[Start]

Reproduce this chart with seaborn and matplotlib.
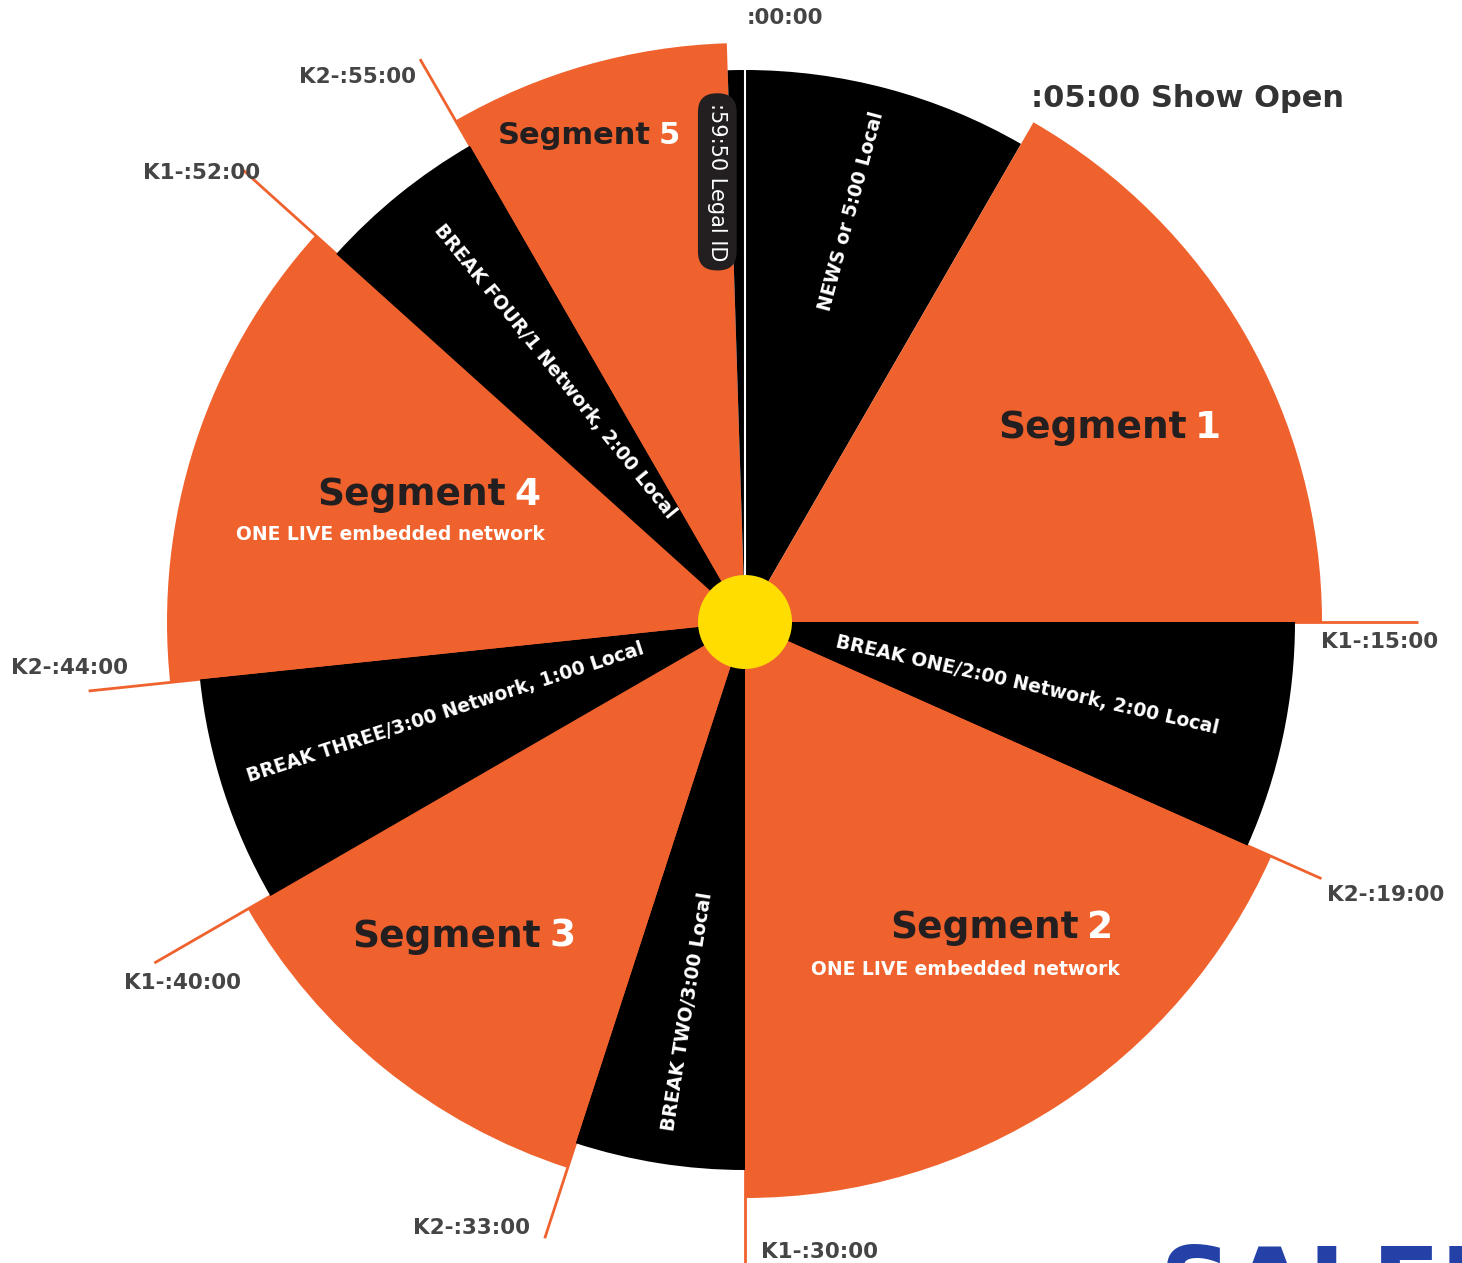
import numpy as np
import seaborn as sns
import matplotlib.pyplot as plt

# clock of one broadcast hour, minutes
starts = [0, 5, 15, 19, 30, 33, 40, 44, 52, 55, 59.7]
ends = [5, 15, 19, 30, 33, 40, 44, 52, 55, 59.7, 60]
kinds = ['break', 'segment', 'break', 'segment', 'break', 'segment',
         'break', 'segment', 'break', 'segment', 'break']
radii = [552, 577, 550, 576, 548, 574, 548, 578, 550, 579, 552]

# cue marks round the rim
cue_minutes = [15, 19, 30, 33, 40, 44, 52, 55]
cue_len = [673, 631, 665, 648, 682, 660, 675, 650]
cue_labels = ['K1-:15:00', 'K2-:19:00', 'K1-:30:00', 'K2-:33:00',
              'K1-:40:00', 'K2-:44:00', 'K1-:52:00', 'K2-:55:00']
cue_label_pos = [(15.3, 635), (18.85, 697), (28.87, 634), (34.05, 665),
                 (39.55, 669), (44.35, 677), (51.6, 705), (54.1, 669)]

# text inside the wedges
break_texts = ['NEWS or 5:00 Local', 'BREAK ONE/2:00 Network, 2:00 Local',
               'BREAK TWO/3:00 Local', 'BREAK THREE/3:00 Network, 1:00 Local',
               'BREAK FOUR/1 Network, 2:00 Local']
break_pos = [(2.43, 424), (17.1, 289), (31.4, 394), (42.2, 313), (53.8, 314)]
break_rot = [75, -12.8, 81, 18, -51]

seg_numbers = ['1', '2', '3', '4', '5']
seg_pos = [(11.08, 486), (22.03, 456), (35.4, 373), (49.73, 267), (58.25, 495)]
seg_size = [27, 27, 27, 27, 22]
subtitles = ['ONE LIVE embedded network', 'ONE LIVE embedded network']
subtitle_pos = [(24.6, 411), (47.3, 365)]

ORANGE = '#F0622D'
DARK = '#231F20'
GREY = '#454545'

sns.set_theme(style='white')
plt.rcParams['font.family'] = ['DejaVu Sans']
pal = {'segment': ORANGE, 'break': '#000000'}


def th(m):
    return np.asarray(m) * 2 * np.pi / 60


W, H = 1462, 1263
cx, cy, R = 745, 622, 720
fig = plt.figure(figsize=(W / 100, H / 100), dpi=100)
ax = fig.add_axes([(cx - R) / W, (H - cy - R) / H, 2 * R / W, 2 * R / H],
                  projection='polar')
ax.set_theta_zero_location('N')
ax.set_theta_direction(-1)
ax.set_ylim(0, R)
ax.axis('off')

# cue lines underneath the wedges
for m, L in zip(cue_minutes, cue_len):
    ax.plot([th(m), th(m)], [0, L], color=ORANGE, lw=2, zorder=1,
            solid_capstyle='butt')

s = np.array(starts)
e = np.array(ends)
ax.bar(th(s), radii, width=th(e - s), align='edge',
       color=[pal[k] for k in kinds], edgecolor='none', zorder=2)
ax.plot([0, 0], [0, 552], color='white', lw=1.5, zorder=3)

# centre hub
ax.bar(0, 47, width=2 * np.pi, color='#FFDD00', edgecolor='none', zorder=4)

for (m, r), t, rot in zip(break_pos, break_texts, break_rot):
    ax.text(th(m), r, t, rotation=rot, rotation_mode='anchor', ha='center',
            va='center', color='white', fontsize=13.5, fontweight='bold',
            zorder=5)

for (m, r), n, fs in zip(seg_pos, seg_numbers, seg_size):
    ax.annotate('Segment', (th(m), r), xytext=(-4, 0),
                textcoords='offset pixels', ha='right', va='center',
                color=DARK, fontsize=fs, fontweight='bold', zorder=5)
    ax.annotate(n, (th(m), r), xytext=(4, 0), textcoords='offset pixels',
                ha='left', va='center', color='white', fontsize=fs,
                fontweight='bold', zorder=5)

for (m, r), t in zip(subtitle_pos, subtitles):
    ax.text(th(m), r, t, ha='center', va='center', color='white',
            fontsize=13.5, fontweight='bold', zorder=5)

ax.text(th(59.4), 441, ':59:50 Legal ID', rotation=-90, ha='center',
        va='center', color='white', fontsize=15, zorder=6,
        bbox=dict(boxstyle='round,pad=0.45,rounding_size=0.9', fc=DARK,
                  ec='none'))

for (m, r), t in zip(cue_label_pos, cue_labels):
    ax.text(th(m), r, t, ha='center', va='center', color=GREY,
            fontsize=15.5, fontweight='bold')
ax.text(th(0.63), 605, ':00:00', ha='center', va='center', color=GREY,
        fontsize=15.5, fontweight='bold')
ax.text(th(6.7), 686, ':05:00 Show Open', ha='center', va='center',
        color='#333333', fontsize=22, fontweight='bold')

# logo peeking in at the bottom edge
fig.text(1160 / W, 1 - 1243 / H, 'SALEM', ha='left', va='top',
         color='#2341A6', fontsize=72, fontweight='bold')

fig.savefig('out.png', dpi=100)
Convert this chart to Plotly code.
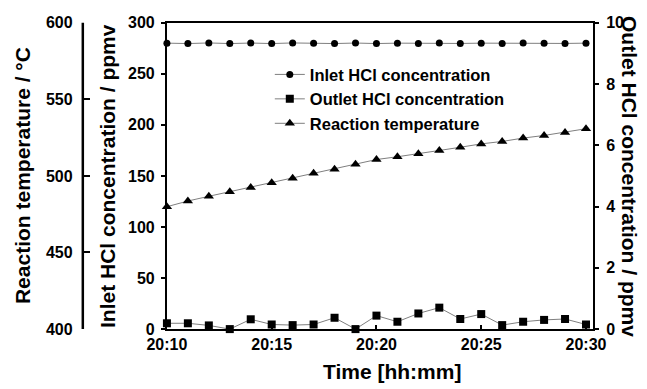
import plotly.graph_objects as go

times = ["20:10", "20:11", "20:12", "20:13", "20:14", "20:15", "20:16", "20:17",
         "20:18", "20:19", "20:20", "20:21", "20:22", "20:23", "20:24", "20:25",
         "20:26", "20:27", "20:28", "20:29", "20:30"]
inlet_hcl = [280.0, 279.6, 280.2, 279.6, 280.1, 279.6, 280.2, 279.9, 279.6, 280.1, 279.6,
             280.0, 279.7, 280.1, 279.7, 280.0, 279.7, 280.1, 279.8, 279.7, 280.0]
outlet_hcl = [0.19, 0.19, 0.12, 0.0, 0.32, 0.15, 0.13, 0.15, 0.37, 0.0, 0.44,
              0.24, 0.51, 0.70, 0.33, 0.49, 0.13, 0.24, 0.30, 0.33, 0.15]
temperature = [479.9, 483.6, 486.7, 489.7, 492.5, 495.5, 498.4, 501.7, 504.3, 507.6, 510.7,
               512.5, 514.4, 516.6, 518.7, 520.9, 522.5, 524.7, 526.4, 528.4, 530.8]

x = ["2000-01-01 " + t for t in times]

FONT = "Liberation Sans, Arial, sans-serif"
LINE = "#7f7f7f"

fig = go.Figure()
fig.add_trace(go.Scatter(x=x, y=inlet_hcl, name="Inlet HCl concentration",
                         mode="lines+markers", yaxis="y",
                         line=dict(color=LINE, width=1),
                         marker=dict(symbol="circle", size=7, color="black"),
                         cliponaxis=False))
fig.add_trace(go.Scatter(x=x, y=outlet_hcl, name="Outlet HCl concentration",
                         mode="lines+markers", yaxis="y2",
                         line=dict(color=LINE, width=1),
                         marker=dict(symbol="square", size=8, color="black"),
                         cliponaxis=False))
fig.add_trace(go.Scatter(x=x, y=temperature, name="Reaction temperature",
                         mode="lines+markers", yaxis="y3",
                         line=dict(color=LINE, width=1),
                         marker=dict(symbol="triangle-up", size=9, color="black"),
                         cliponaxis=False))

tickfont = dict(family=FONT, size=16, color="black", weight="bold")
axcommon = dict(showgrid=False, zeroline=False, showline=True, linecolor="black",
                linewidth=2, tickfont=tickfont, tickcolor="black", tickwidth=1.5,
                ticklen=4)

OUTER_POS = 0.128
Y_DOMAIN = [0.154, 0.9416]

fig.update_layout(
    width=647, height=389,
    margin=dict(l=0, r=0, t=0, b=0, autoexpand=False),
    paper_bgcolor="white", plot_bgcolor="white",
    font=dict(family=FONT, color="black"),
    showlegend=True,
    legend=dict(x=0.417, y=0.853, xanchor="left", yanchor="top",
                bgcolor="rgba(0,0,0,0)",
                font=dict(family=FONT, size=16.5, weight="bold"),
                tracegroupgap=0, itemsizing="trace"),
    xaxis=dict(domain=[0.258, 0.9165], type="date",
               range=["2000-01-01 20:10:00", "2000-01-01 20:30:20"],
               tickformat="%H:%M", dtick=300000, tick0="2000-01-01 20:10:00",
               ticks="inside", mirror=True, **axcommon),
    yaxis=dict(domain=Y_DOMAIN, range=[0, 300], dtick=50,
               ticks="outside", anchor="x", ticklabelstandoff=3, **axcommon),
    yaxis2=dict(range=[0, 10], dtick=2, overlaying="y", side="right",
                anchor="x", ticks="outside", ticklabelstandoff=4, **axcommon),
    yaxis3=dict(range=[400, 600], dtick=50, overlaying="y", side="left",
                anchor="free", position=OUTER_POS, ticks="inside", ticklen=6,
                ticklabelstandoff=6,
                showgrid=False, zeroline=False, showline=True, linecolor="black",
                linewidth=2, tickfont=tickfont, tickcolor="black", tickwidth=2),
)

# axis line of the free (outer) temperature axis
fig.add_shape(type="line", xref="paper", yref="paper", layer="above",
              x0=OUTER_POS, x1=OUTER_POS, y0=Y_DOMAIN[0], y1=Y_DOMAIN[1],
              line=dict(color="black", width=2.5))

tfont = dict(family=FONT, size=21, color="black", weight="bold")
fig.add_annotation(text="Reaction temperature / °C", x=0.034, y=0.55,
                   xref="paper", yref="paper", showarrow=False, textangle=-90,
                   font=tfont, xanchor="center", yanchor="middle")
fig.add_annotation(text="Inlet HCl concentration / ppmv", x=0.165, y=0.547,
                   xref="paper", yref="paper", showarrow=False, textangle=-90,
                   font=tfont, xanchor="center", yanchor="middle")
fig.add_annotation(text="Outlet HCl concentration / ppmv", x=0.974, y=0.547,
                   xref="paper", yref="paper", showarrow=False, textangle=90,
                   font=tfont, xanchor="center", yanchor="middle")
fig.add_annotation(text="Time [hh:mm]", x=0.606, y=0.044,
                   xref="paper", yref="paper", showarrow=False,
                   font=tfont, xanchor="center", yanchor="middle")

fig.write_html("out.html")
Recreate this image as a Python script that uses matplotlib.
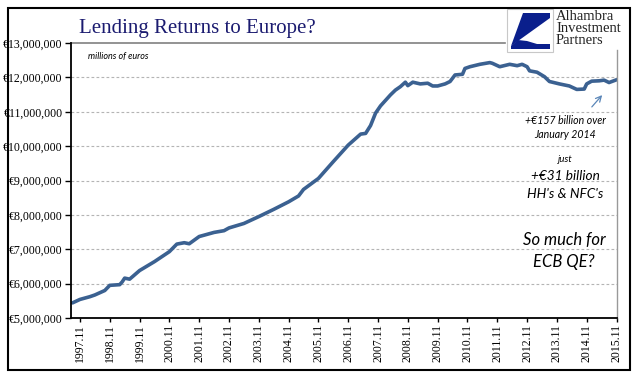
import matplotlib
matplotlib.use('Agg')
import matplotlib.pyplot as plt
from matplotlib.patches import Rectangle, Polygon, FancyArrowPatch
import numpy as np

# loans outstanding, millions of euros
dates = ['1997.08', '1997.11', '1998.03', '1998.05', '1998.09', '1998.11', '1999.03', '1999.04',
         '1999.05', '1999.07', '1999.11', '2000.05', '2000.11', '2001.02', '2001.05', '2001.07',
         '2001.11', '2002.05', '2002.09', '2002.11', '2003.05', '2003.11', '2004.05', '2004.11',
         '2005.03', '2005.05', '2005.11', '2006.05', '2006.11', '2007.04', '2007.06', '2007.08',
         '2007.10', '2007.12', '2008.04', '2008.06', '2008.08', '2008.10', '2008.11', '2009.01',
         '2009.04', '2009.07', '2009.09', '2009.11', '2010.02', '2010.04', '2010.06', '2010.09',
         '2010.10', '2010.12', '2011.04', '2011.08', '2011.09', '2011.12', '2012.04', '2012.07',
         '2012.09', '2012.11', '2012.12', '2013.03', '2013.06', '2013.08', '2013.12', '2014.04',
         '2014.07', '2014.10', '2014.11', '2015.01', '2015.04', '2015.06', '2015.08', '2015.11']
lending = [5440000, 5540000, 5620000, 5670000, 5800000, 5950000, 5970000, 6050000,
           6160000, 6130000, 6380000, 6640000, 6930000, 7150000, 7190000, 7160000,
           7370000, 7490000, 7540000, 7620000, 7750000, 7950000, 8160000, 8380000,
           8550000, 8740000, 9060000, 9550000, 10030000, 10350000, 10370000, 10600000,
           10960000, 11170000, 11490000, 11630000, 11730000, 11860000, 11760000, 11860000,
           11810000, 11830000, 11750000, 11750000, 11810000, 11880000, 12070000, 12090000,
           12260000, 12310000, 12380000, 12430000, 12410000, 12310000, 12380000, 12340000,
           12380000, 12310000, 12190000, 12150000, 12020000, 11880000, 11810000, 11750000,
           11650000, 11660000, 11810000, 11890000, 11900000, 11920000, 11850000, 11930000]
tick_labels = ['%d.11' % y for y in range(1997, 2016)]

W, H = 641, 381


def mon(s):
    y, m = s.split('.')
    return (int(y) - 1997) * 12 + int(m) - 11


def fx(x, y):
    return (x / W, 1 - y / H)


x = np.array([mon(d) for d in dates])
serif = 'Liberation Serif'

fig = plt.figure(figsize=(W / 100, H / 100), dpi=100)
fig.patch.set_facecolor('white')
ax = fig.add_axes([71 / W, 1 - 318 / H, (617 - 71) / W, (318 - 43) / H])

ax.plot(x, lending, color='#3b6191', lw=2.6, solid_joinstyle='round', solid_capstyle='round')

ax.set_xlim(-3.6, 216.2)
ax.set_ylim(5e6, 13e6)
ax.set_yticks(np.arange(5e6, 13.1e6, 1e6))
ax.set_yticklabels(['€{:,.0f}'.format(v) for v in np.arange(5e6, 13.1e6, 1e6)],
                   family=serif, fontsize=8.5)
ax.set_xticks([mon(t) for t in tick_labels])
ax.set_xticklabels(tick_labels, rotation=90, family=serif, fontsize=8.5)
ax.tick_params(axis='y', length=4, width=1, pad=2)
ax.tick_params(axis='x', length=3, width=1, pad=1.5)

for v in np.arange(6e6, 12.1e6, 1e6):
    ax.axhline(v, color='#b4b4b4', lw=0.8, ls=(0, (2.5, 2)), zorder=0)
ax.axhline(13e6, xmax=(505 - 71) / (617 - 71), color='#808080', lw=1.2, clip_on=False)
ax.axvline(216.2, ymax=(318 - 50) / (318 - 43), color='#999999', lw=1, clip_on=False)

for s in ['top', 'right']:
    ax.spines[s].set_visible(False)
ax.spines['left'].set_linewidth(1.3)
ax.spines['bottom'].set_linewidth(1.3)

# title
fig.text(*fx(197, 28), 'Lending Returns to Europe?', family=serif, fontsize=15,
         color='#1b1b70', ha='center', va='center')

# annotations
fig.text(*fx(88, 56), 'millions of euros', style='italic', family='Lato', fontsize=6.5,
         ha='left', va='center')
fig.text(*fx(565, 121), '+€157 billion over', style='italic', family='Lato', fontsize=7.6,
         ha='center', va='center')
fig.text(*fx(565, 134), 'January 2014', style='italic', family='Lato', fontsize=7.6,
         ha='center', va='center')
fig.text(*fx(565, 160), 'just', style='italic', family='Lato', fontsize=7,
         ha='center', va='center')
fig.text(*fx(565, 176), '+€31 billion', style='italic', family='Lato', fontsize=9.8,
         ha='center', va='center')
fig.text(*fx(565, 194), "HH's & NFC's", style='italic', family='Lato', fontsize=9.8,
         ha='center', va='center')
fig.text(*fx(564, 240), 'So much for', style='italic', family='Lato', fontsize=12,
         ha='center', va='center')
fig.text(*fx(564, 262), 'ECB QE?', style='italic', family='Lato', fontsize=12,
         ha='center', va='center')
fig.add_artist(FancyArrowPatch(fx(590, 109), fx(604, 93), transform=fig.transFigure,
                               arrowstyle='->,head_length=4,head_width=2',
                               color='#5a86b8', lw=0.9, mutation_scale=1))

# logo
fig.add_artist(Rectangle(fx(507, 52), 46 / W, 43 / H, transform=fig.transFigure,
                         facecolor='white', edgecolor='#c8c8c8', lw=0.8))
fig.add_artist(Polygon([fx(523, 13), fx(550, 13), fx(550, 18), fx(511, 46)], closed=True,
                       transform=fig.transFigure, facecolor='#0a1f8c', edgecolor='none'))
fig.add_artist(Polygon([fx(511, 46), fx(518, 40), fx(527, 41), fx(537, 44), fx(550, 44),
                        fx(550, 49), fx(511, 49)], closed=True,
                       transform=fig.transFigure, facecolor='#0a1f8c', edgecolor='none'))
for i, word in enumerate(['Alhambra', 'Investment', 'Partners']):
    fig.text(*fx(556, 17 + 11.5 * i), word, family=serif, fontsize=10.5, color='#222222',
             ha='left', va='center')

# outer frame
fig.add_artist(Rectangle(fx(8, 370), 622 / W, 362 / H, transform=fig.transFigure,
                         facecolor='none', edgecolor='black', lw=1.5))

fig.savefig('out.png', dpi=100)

[End]

EXERCISE: Emit the lines of the material exactly, from its first line to the line containing "550, 579, 552]", inclusive; leave every picture out.

REPLY:
Reproduce this chart with seaborn and matplotlib.
import numpy as np
import seaborn as sns
import matplotlib.pyplot as plt

# clock of one broadcast hour, minutes
starts = [0, 5, 15, 19, 30, 33, 40, 44, 52, 55, 59.7]
ends = [5, 15, 19, 30, 33, 40, 44, 52, 55, 59.7, 60]
kinds = ['break', 'segment', 'break', 'segment', 'break', 'segment',
         'break', 'segment', 'break', 'segment', 'break']
radii = [552, 577, 550, 576, 548, 574, 548, 578, 550, 579, 552]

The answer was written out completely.